■ **Written task**
Identify and reproduce every line holding the string "this".

Code that draws figures
········

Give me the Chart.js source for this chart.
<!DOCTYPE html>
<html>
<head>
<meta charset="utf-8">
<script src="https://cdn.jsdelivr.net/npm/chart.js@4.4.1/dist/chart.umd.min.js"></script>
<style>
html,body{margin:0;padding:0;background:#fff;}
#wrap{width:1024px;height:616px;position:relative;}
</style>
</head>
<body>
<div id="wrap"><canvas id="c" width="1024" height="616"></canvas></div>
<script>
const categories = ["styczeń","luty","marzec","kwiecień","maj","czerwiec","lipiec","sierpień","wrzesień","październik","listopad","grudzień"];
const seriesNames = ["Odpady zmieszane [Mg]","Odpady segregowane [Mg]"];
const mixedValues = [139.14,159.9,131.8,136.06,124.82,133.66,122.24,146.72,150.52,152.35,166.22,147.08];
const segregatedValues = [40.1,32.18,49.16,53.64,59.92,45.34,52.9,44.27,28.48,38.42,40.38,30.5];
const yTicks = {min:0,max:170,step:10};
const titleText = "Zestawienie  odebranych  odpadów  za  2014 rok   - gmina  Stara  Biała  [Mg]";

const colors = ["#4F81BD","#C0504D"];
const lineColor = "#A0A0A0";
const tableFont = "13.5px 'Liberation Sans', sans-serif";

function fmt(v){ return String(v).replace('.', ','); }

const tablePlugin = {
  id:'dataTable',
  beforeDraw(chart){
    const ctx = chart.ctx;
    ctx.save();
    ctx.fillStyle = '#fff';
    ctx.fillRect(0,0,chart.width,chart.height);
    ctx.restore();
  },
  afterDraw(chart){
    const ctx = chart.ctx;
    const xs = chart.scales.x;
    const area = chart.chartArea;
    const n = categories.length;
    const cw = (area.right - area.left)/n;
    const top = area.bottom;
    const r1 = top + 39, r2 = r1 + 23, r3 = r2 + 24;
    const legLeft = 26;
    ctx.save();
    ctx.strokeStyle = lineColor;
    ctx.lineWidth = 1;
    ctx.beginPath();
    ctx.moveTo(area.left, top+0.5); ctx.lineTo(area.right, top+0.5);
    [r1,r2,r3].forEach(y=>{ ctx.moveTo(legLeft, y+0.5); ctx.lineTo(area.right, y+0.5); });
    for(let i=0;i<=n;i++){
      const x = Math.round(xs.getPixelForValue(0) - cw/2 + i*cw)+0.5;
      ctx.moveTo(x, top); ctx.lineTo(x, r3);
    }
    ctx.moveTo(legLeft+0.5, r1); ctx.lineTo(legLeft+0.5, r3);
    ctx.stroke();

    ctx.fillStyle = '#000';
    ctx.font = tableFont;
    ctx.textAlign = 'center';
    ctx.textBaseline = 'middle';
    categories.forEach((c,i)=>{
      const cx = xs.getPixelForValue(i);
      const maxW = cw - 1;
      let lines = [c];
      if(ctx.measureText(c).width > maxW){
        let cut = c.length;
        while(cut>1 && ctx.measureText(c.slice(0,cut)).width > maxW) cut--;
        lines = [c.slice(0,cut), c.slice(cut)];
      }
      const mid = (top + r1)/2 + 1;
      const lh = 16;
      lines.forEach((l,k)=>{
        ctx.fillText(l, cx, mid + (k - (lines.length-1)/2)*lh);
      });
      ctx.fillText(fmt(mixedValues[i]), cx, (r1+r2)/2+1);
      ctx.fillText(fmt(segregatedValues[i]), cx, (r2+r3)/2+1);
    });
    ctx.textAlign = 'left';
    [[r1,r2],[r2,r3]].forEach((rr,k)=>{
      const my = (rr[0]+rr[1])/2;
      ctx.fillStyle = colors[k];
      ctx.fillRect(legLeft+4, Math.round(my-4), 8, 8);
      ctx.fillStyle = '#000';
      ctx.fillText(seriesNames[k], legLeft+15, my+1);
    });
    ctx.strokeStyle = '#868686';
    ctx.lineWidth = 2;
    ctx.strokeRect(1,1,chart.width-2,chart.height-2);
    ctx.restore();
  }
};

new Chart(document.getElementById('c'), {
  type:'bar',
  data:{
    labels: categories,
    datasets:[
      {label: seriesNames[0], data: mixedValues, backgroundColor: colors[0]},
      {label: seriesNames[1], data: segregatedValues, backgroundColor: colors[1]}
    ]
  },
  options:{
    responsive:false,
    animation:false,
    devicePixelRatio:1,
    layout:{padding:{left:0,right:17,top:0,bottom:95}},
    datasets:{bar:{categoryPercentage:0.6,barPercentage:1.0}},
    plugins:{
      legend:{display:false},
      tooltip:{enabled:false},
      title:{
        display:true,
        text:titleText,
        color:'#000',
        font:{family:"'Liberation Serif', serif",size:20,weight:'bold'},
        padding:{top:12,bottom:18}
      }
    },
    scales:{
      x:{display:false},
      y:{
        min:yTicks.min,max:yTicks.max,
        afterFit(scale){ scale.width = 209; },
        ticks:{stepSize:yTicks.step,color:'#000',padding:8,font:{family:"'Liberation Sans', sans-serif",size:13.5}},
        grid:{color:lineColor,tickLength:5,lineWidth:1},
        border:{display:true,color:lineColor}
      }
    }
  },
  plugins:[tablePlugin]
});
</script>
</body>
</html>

········

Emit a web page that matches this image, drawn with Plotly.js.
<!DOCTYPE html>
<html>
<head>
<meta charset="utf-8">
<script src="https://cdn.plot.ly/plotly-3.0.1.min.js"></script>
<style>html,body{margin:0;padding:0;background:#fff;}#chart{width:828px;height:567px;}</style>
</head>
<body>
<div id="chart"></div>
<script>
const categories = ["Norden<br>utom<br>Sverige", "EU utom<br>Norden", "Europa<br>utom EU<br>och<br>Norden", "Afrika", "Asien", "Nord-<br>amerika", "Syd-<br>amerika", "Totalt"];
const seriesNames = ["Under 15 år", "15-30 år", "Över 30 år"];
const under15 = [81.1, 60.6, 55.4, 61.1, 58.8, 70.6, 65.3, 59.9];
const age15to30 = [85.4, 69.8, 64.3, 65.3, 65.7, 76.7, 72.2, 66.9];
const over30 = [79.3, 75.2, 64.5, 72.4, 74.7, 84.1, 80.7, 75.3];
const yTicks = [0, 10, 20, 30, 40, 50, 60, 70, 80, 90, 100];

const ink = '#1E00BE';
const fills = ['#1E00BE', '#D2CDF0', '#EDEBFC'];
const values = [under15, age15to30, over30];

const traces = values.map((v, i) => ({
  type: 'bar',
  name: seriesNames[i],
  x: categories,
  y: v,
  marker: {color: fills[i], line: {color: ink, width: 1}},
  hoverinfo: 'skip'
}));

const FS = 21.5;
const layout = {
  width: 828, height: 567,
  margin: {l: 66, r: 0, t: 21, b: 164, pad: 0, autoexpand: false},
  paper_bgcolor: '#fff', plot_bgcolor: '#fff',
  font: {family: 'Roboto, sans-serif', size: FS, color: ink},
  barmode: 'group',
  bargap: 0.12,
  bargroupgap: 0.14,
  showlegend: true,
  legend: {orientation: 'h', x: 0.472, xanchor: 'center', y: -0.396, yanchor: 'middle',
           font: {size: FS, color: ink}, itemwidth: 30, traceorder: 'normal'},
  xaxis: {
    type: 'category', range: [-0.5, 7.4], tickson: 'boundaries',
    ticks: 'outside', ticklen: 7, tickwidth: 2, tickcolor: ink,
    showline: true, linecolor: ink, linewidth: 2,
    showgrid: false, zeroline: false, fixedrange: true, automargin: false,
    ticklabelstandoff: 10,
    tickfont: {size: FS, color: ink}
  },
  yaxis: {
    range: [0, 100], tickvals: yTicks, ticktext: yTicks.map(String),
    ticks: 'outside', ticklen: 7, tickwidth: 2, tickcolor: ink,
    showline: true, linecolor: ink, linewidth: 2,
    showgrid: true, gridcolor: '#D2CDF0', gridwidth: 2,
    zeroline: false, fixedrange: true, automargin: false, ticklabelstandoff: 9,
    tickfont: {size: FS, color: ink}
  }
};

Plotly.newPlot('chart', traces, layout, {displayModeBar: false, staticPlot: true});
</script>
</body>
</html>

········

■ **Reply**
Give me the Chart.js source for this chart.
Emit a web page that matches this image, drawn with Plotly.js.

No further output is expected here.